04. From the New World [Shinsekai yori]
From the New World is about being human. What “human” and “being” mean, however, is left for the viewer to decide and constantly reassess throughout the progression of the series. Based on an actual (not light) novel by Yusuke Kishi, it approaches its strange, far-flung future with a dual sense of wonder and horror. It features spectacular psychic powers and weird mutant creatures, but tells its story with an admirable amount of maturity and gravitas. I watched it all the way at the beginning of the year, but certain scenes still replay themselves in hauntingly clear detail in my head. It’s a science fantasy work of an exceedingly rare caliber, and unless the novels ever get translated, this is your best way to experience the story.

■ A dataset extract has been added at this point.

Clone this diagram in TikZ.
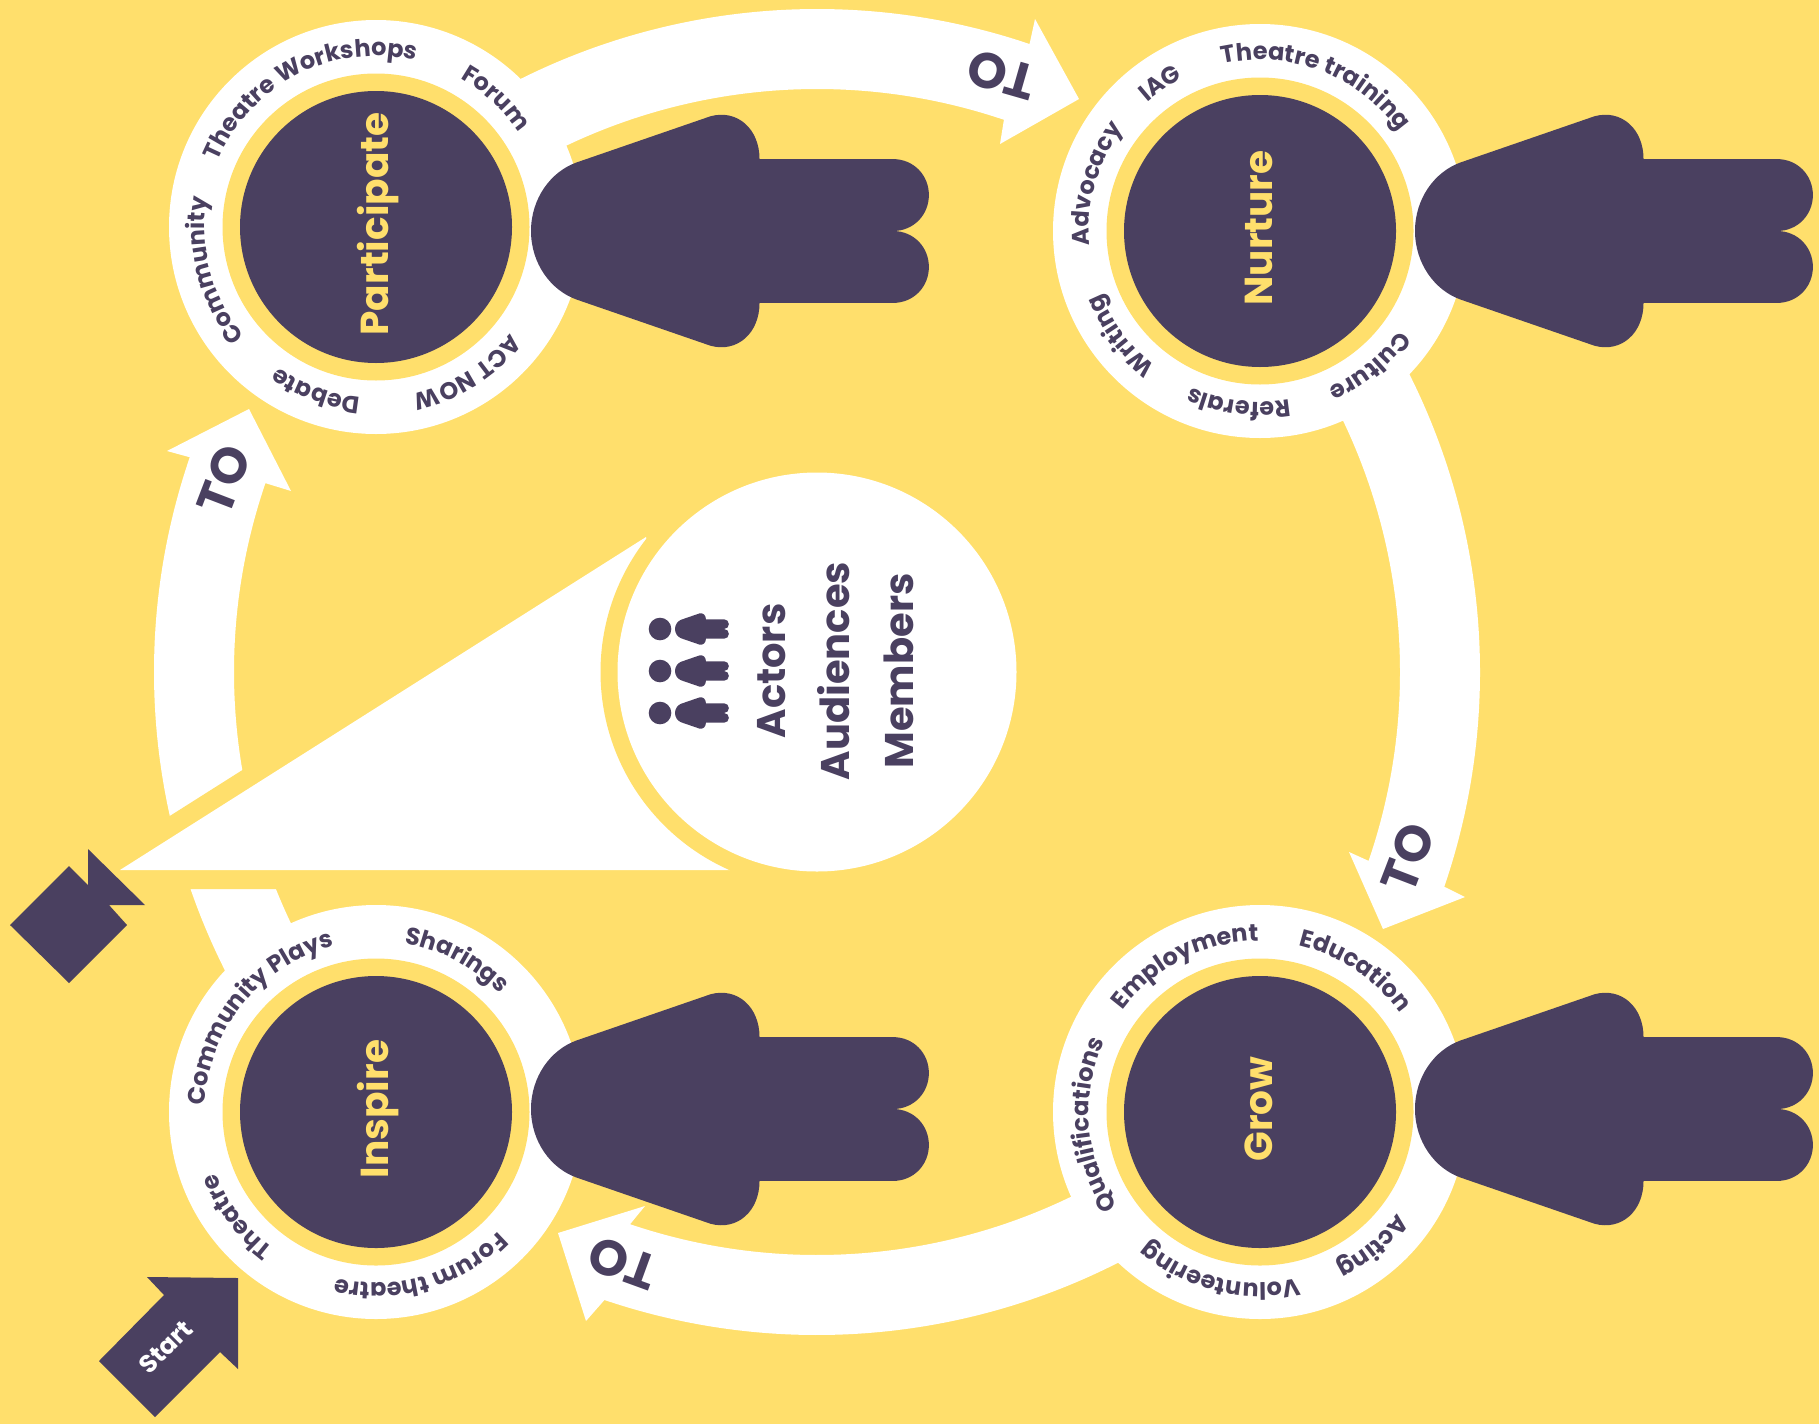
\documentclass[tikz,border=0pt]{standalone}
\usepackage{fontspec}
\setmainfont{Poppins}
\usetikzlibrary{decorations.text}
\definecolor{ink}{RGB}{74,64,96}
\definecolor{gold}{RGB}{255,223,108}
\newcommand{\ringfont}{\fontsize{24}{24}\selectfont\bfseries\color{ink}}
\newcommand{\hubgroup}[4]{%
  \node[whitedisc] (#1) at (#2) {};
  \node[golddisc] (#1-gold) at (#1.center) {};
  \node[inkdisc] (#1-disc) at (#1.center) {};
  \node[hubtext] (#1-text) at ([xshift=12pt,yshift=3pt]#1.center) {#3};
  \pic[scale=1.16] (#1-person) at (#4) {person};
}
\newcommand{\ringlabel}[3]{%
  \path[decorate, decoration={text along path, text align=center, text={|\ringfont|#3}}]
    ([shift={(#1.center)}]#2-80:171) arc (#2-80:#2+80:171);
}
\newcommand{\bandarrow}[5]{%
  \fill[white] ([shift={(stage.center)}]#1:663) arc (#1:#2:663) -- (#3) -- (#4) -- (#5)
    -- ([shift={(stage.center)}]#2:583) arc (#2:#1:583) -- cycle;
}
\begin{document}
\begin{tikzpicture}[
  x=1pt, y=-1pt,
  whitedisc/.style={circle, fill=white, minimum size=414pt, inner sep=0pt},
  golddisc/.style={circle, fill=gold, minimum size=307pt, inner sep=0pt},
  inkdisc/.style={circle, fill=ink, minimum size=272pt, inner sep=0pt},
  hubtext/.style={rotate=90, anchor=base, text=gold, font=\fontsize{39}{39}\selectfont\bfseries},
  totext/.style={text=ink, font=\fontsize{50}{50}\selectfont\bfseries},
  person/.pic={
    \fill[ink] (0,0) .. controls (0,-28) and (17,-51) .. (39,-59) -- (155,-99)
      .. controls (178,-105) and (197,-88) .. (197,-62) -- (312,-62)
      .. controls (330,-62) and (343,-48) .. (343,-31) .. controls (343,-14) and (330,0) .. (312,0)
      .. controls (330,0) and (343,14) .. (343,31) .. controls (343,48) and (330,62) .. (312,62)
      -- (197,62) .. controls (197,88) and (178,105) .. (155,99) -- (39,59)
      .. controls (17,51) and (0,28) .. (0,0) -- cycle;
  }
]
\fill[gold] (0,0) rectangle (1819,1424);
\useasboundingbox (0,0) rectangle (1819,1424);
\coordinate (stage) at (817,672);
\bandarrow{225}{288.7}{1035,19}{1079,99}{1000,144}
\bandarrow{315}{378.9}{1465,897}{1383,929}{1349,852}
\bandarrow{45}{108.7}{586,1321}{558,1233}{645,1206}
\bandarrow{135}{198.9}{167,451}{249,409}{291,491}
\fill[gold, draw=gold, line width=38pt, line join=round] (120,870) -- (730,870) -- (646,537) -- cycle;
\fill[white] (120,870) -- (730,870) -- (646,537) -- cycle;
\node[circle, fill=gold, minimum size=433pt, inner sep=0pt] (stage-gold) at (stage) {};
\node[circle, fill=white, minimum size=399pt, inner sep=0pt] (stage-disc) at (stage) {};
\node[rotate=90, align=center, text=ink, font=\fontsize{40}{64}\selectfont\bfseries] (stage-text) at (836,671) {Actors\\Audiences\\Members};
\foreach \rowy in {629,671,713} {
  \fill[ink] (660,\rowy) circle[radius=11.3];
  \pic[scale=0.157] at (675,\rowy) {person};
}
\hubgroup{participate}{376,227}{Participate}{531,231}
\hubgroup{nurture}{1260,231}{Nurture}{1415,231}
\hubgroup{inspire}{376,1112}{Inspire}{531,1109}
\hubgroup{grow}{1260,1112}{Grow}{1415,1109}
\ringlabel{participate}{243}{Theatre Workshops}
\ringlabel{participate}{313}{Forum}
\ringlabel{participate}{58}{ACT NOW}
\ringlabel{participate}{110}{Debate}
\ringlabel{participate}{165}{Community}
\ringlabel{nurture}{291}{Theatre training}
\ringlabel{nurture}{236}{IAG}
\ringlabel{nurture}{196}{Advocacy}
\ringlabel{nurture}{143}{Writing}
\ringlabel{nurture}{97}{Referals}
\ringlabel{nurture}{51}{Culture}
\ringlabel{grow}{243}{Employment}
\ringlabel{grow}{304}{Education}
\ringlabel{grow}{50}{Acting}
\ringlabel{grow}{104}{Volunteering}
\ringlabel{grow}{175.5}{Qualifications}
\ringlabel{inspire}{298}{Sharings}
\ringlabel{inspire}{219}{Community Plays}
\ringlabel{inspire}{74}{Forum theatre}
\ringlabel{inspire}{143}{Theatre}
\node[totext, rotate=164] (to-top) at (1002,75) {TO};
\node[totext, rotate=69] (to-right) at (1408,858) {TO};
\node[totext, rotate=160] (to-bottom) at (623,1263) {TO};
\node[totext, rotate=69] (to-left) at (224,480) {TO};
\fill[ink] (69,866) -- (88,885) -- (88,849) -- (145,905) -- (109,905) -- (127,925) -- (69,983) -- (10,925) -- cycle;
\fill[ink] (147,1277) -- (238,1278) -- (238,1369) -- (220,1352) -- (155,1417) -- (99,1361) -- (164,1295) -- cycle;
\node[rotate=45, text=white, font=\fontsize{25}{25}\selectfont\bfseries] (start) at (166,1347) {Start};
\end{tikzpicture}
\end{document}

This is the story of a supernatural family who fell apart, and the one girl who tried to fix it by smashing everything with a giant hammer. Rie Matsumoto’s directorial debut is stuffed with ambition, and that she is able to realize it in such a dazzling fashion speaks volumes towards the talent we have still to see from her. Equal parts Alice in Wonderland and a condensed history of Japanese art, Kyousougiga is the kind of experimental show that disguises itself quite well. Beginning with the original ONA, it starts with sheer bewilderment, throwing characters and explosions at the audience without even the hint of a promise of explanation. The next five episodes are less absurd and more revealing, but also fascinating in their choice to structure themselves around individual characters rather than plot progression. It’s only in the last five episodes that the plot moves forward from the original ONA, but it’s here that Matsumoto ramps up the energy and emotions toward a shockingly satisfying conclusion. It has family drama, wise-cracking sidekicks, a delightfully proactive heroine, an Ikuhara-ish attention to symbolism, and a giant robot. Kyousougiga is fun for the whole family, even if half of your family consists of drawings magically brought to life.
02. Gatchaman Crowds
Kenji Nakamura transforms a sentai reboot into a mouthpiece for heavy ideas about identity and heroism in the social media-saturated 21st century. I’d argue that no other piece of animation this year was quite so intellectually dense while simultaneously so refreshing and against the grain. When wars on terror and the global recession have turned even our superheroes into brooding, gloomy harbingers of death and destruction, Gatchaman Crowds is a bright and positive perspective on people learning to work together, yet nuanced enough that it never ignores the darker sides of the internet age. Hajime and Berg Katze act as perfect foils for the best and worst that we can strive to be, but they’re also the two characters who understand each other the best. Rui, caught in the middle, is both the audience stand-in and a crossdresser–two facts that are never perceived to be in opposition. The show is strongly feminist, strangely socialist, and unapologetically thematic. The Gatchaman’s battle is won not with the concentration of power into a singular muscular fist, but the distribution of power to people through words and ideas. It’s a show about the superheroism of the Gatchaman, but more so the heroism of the Crowds.
01. The Flowers of Evil [Aku no Hana]
No series was as fundamentally deviant as The Flowers of Evil. Weird-looking, full of imperfections, dusty, rusty, indulgent, creepy, and unpleasant, Hiroshi Nagahama’s adaptation of Shuzo Oshimi’s manga is so wrong that, in my eyes, it can only be right. It’s easy to dismiss the show as a reactionary middle finger to many current trends in anime, as the “anti-moe” crusader, but there is too much happening under the rotoscope for a fair reading to ignore. It’s a love triangle made from the bloodied tip of an arrow piercing through flesh. It’s about finding sexuality, denying sexuality, dressing up sexuality, and releasing sexuality. Shame and frustration explode into acts of violence and vandalism. The most gorgeous scene of the year is followed up by half an episode of walking in silence. Individual frames match up perfectly with the manga, yet in motion they are transformed into a ghostly surreality of wandering eyes and parted lips, of blank faces and oppressive concrete. It ends not with a bang, not with a whimper, but with the cruel tease of a twisted redemption leading into destruction. The Flowers of Evil may stand forever as an awful anomaly never to be repeated, but it, for a moment at least, challenged the capabilities of this medium and bloomed into something new. We may have been terribly afraid of it, but it bloomed.